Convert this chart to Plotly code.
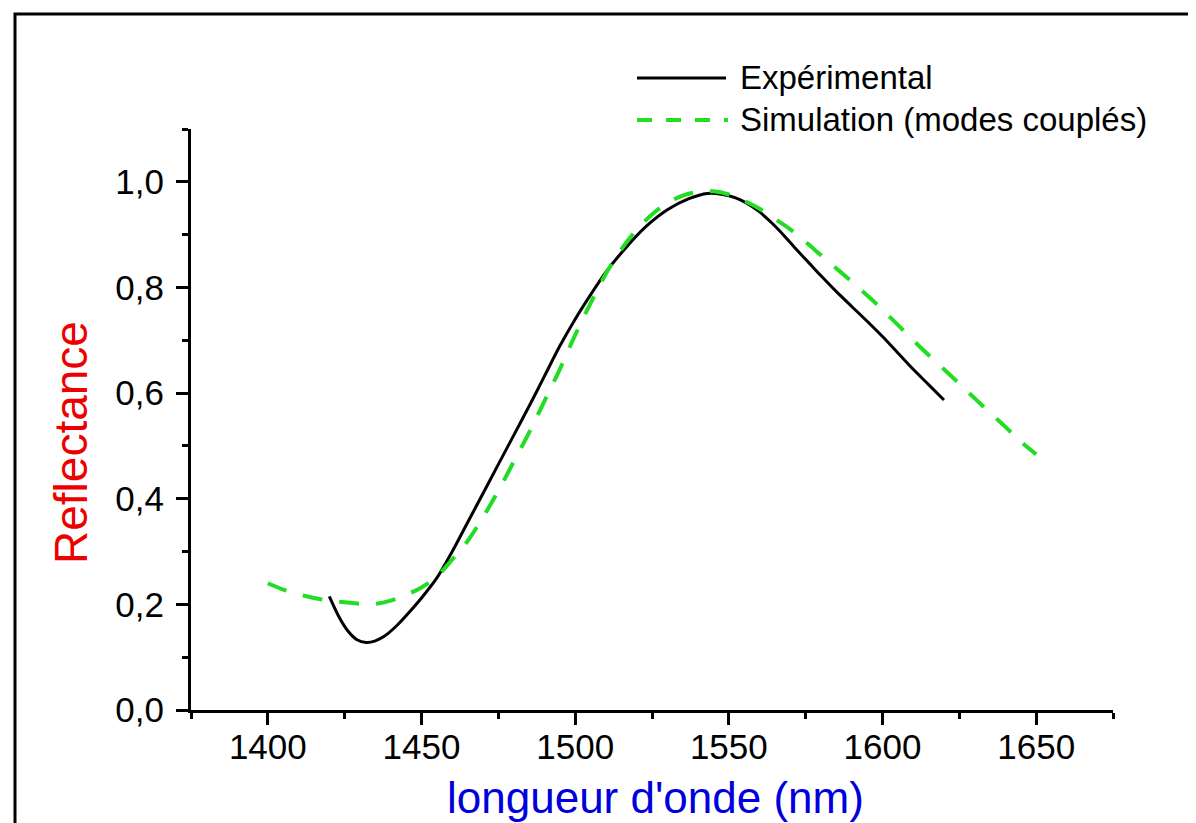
import plotly.graph_objects as go

# mesure expérimentale
exp_wl = [1420, 1423, 1426, 1429, 1432, 1435, 1438, 1442, 1446, 1450, 1455,
          1460, 1465, 1470, 1475, 1480, 1485, 1490, 1495, 1500, 1505, 1510,
          1516, 1523, 1530, 1537, 1543, 1548, 1552, 1556, 1560, 1564, 1568, 1572,
          1576, 1580, 1585, 1590, 1595, 1600, 1605, 1610, 1615, 1620]
exp_r = [0.215, 0.178, 0.150, 0.133, 0.128, 0.131, 0.140, 0.160, 0.185, 0.212, 0.250,
         0.30, 0.355, 0.41, 0.465, 0.52, 0.575, 0.632, 0.689, 0.74, 0.786, 0.829,
         0.872, 0.915, 0.947, 0.968, 0.978, 0.976, 0.970, 0.959, 0.943, 0.922, 0.898, 0.872,
         0.847, 0.822, 0.792, 0.764, 0.736, 0.707, 0.676, 0.645, 0.616, 0.587]

# simulation (modes couplés)
sim_wl = [1400, 1405, 1410, 1415, 1420, 1425, 1430, 1435, 1440, 1445, 1450, 1455,
          1460, 1465, 1470, 1475, 1480, 1485, 1490, 1495, 1500, 1505, 1510, 1515,
          1520, 1525, 1530, 1535, 1540, 1545, 1550, 1555, 1560, 1565, 1570, 1575,
          1580, 1585, 1590, 1595, 1600, 1605, 1610, 1615, 1620, 1625, 1630, 1635,
          1640, 1645, 1650]
sim_r = [0.240, 0.228, 0.219, 0.212, 0.207, 0.204, 0.201, 0.201, 0.207, 0.218, 0.232, 0.253,
         0.285, 0.32, 0.365, 0.415, 0.47, 0.525, 0.585, 0.645, 0.71, 0.77, 0.826, 0.872,
         0.909, 0.938, 0.96, 0.974, 0.981, 0.982, 0.976, 0.964, 0.949, 0.93, 0.91, 0.886,
         0.861, 0.836, 0.811, 0.785, 0.758, 0.729, 0.700, 0.672, 0.645, 0.618, 0.590, 0.563,
         0.536, 0.508, 0.484]

legend_labels = ["Expérimental", "Simulation (modes couplés)"]

W, H = 1196, 823
L, R, T, B = 183, 91, 121, 121
FONT = "Arial, 'Liberation Sans', sans-serif"
GREEN = "#22dd22"


def px(x):
    return (x - L) / (W - L - R)


def py(y):
    return (H - B - y) / (H - T - B)


fig = go.Figure()
fig.add_trace(go.Scatter(x=exp_wl, y=exp_r, mode="lines", name=legend_labels[0],
                         line=dict(color="black", width=3, shape="spline", smoothing=0.8)))
fig.add_trace(go.Scatter(x=sim_wl, y=sim_r, mode="lines", name=legend_labels[1],
                         line=dict(color=GREEN, width=4, dash="20px,17px", shape="spline")))

axis_common = dict(showline=True, linecolor="black", linewidth=3, showgrid=False,
                   zeroline=False, ticks="outside", tickcolor="black", tickwidth=3,
                   ticklen=12, tickfont=dict(family=FONT, size=35, color="black"))

fig.update_xaxes(range=[1375, 1675], dtick=50, tick0=0, ticklabelstandoff=-8,
                 minor=dict(dtick=25, ticks="outside", ticklen=6, tickwidth=3, tickcolor="black"),
                 **axis_common)
fig.update_yaxes(range=[0, 1.1], dtick=0.2, tick0=0, tickformat=".1f", ticklabelstandoff=5,
                 minor=dict(dtick=0.1, ticks="outside", ticklen=6, tickwidth=3, tickcolor="black"),
                 **axis_common)

shapes = [
    dict(type="rect", xref="paper", yref="paper", x0=px(7), x1=px(1191), y0=py(6), y1=py(840),
         line=dict(color="black", width=3)),
    dict(type="line", xref="paper", yref="paper", x0=px(629), x1=px(718), y0=py(70), y1=py(70),
         line=dict(color="black", width=3)),
    dict(type="line", xref="paper", yref="paper", x0=px(629), x1=px(720), y0=py(112), y1=py(112),
         line=dict(color=GREEN, width=4, dash="15px,14px")),
]

annotations = [
    dict(text=legend_labels[0], xref="paper", yref="paper", x=px(730), y=py(70),
         xanchor="left", yanchor="middle", showarrow=False,
         font=dict(family=FONT, size=33, color="black")),
    dict(text=legend_labels[1], xref="paper", yref="paper", x=px(730), y=py(112),
         xanchor="left", yanchor="middle", showarrow=False,
         font=dict(family=FONT, size=33, color="black")),
    dict(text="longueur d'onde (nm)", xref="paper", yref="paper", x=px(647), y=py(789),
         xanchor="center", yanchor="middle", showarrow=False,
         font=dict(family=FONT, size=44, color="#0000dd")),
    dict(text="Reflectance", xref="paper", yref="paper", x=px(63), y=py(435),
         xanchor="center", yanchor="middle", showarrow=False, textangle=-90,
         font=dict(family=FONT, size=46, color="#ee0000")),
]

fig.update_layout(
    width=W, height=H,
    margin=dict(l=L, r=R, t=T, b=B),
    paper_bgcolor="white", plot_bgcolor="white",
    separators=", ",
    showlegend=False,
    shapes=shapes,
    annotations=annotations,
)

fig.write_html("out.html")
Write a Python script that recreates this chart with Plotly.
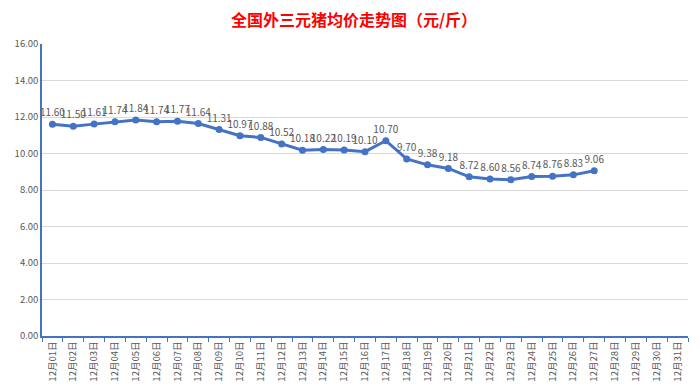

Aim of the task: Write the entries above out in full, exactly, with no images.

Solution for this exercise:
Convert this chart to Plotly code.
import plotly.graph_objects as go

# mesure expérimentale
exp_wl = [1420, 1423, 1426, 1429, 1432, 1435, 1438, 1442, 1446, 1450, 1455,
          1460, 1465, 1470, 1475, 1480, 1485, 1490, 1495, 1500, 1505, 1510,
          1516, 1523, 1530, 1537, 1543, 1548, 1552, 1556, 1560, 1564, 1568, 1572,
          1576, 1580, 1585, 1590, 1595, 1600, 1605, 1610, 1615, 1620]
exp_r = [0.215, 0.178, 0.150, 0.133, 0.128, 0.131, 0.140, 0.160, 0.185, 0.212, 0.250,
         0.30, 0.355, 0.41, 0.465, 0.52, 0.575, 0.632, 0.689, 0.74, 0.786, 0.829,
         0.872, 0.915, 0.947, 0.968, 0.978, 0.976, 0.970, 0.959, 0.943, 0.922, 0.898, 0.872,
         0.847, 0.822, 0.792, 0.764, 0.736, 0.707, 0.676, 0.645, 0.616, 0.587]

# simulation (modes couplés)
sim_wl = [1400, 1405, 1410, 1415, 1420, 1425, 1430, 1435, 1440, 1445, 1450, 1455,
          1460, 1465, 1470, 1475, 1480, 1485, 1490, 1495, 1500, 1505, 1510, 1515,
          1520, 1525, 1530, 1535, 1540, 1545, 1550, 1555, 1560, 1565, 1570, 1575,
          1580, 1585, 1590, 1595, 1600, 1605, 1610, 1615, 1620, 1625, 1630, 1635,
          1640, 1645, 1650]
sim_r = [0.240, 0.228, 0.219, 0.212, 0.207, 0.204, 0.201, 0.201, 0.207, 0.218, 0.232, 0.253,
         0.285, 0.32, 0.365, 0.415, 0.47, 0.525, 0.585, 0.645, 0.71, 0.77, 0.826, 0.872,
         0.909, 0.938, 0.96, 0.974, 0.981, 0.982, 0.976, 0.964, 0.949, 0.93, 0.91, 0.886,
         0.861, 0.836, 0.811, 0.785, 0.758, 0.729, 0.700, 0.672, 0.645, 0.618, 0.590, 0.563,
         0.536, 0.508, 0.484]

legend_labels = ["Expérimental", "Simulation (modes couplés)"]

W, H = 1196, 823
L, R, T, B = 183, 91, 121, 121
FONT = "Arial, 'Liberation Sans', sans-serif"
GREEN = "#22dd22"


def px(x):
    return (x - L) / (W - L - R)


def py(y):
    return (H - B - y) / (H - T - B)


fig = go.Figure()
fig.add_trace(go.Scatter(x=exp_wl, y=exp_r, mode="lines", name=legend_labels[0],
                         line=dict(color="black", width=3, shape="spline", smoothing=0.8)))
fig.add_trace(go.Scatter(x=sim_wl, y=sim_r, mode="lines", name=legend_labels[1],
                         line=dict(color=GREEN, width=4, dash="20px,17px", shape="spline")))

axis_common = dict(showline=True, linecolor="black", linewidth=3, showgrid=False,
                   zeroline=False, ticks="outside", tickcolor="black", tickwidth=3,
                   ticklen=12, tickfont=dict(family=FONT, size=35, color="black"))

fig.update_xaxes(range=[1375, 1675], dtick=50, tick0=0, ticklabelstandoff=-8,
                 minor=dict(dtick=25, ticks="outside", ticklen=6, tickwidth=3, tickcolor="black"),
                 **axis_common)
fig.update_yaxes(range=[0, 1.1], dtick=0.2, tick0=0, tickformat=".1f", ticklabelstandoff=5,
                 minor=dict(dtick=0.1, ticks="outside", ticklen=6, tickwidth=3, tickcolor="black"),
                 **axis_common)

shapes = [
    dict(type="rect", xref="paper", yref="paper", x0=px(7), x1=px(1191), y0=py(6), y1=py(840),
         line=dict(color="black", width=3)),
    dict(type="line", xref="paper", yref="paper", x0=px(629), x1=px(718), y0=py(70), y1=py(70),
         line=dict(color="black", width=3)),
    dict(type="line", xref="paper", yref="paper", x0=px(629), x1=px(720), y0=py(112), y1=py(112),
         line=dict(color=GREEN, width=4, dash="15px,14px")),
]

annotations = [
    dict(text=legend_labels[0], xref="paper", yref="paper", x=px(730), y=py(70),
         xanchor="left", yanchor="middle", showarrow=False,
         font=dict(family=FONT, size=33, color="black")),
    dict(text=legend_labels[1], xref="paper", yref="paper", x=px(730), y=py(112),
         xanchor="left", yanchor="middle", showarrow=False,
         font=dict(family=FONT, size=33, color="black")),
    dict(text="longueur d'onde (nm)", xref="paper", yref="paper", x=px(647), y=py(789),
         xanchor="center", yanchor="middle", showarrow=False,
         font=dict(family=FONT, size=44, color="#0000dd")),
    dict(text="Reflectance", xref="paper", yref="paper", x=px(63), y=py(435),
         xanchor="center", yanchor="middle", showarrow=False, textangle=-90,
         font=dict(family=FONT, size=46, color="#ee0000")),
]

fig.update_layout(
    width=W, height=H,
    margin=dict(l=L, r=R, t=T, b=B),
    paper_bgcolor="white", plot_bgcolor="white",
    separators=", ",
    showlegend=False,
    shapes=shapes,
    annotations=annotations,
)

fig.write_html("out.html")
Write a Python script that recreates this chart with Plotly.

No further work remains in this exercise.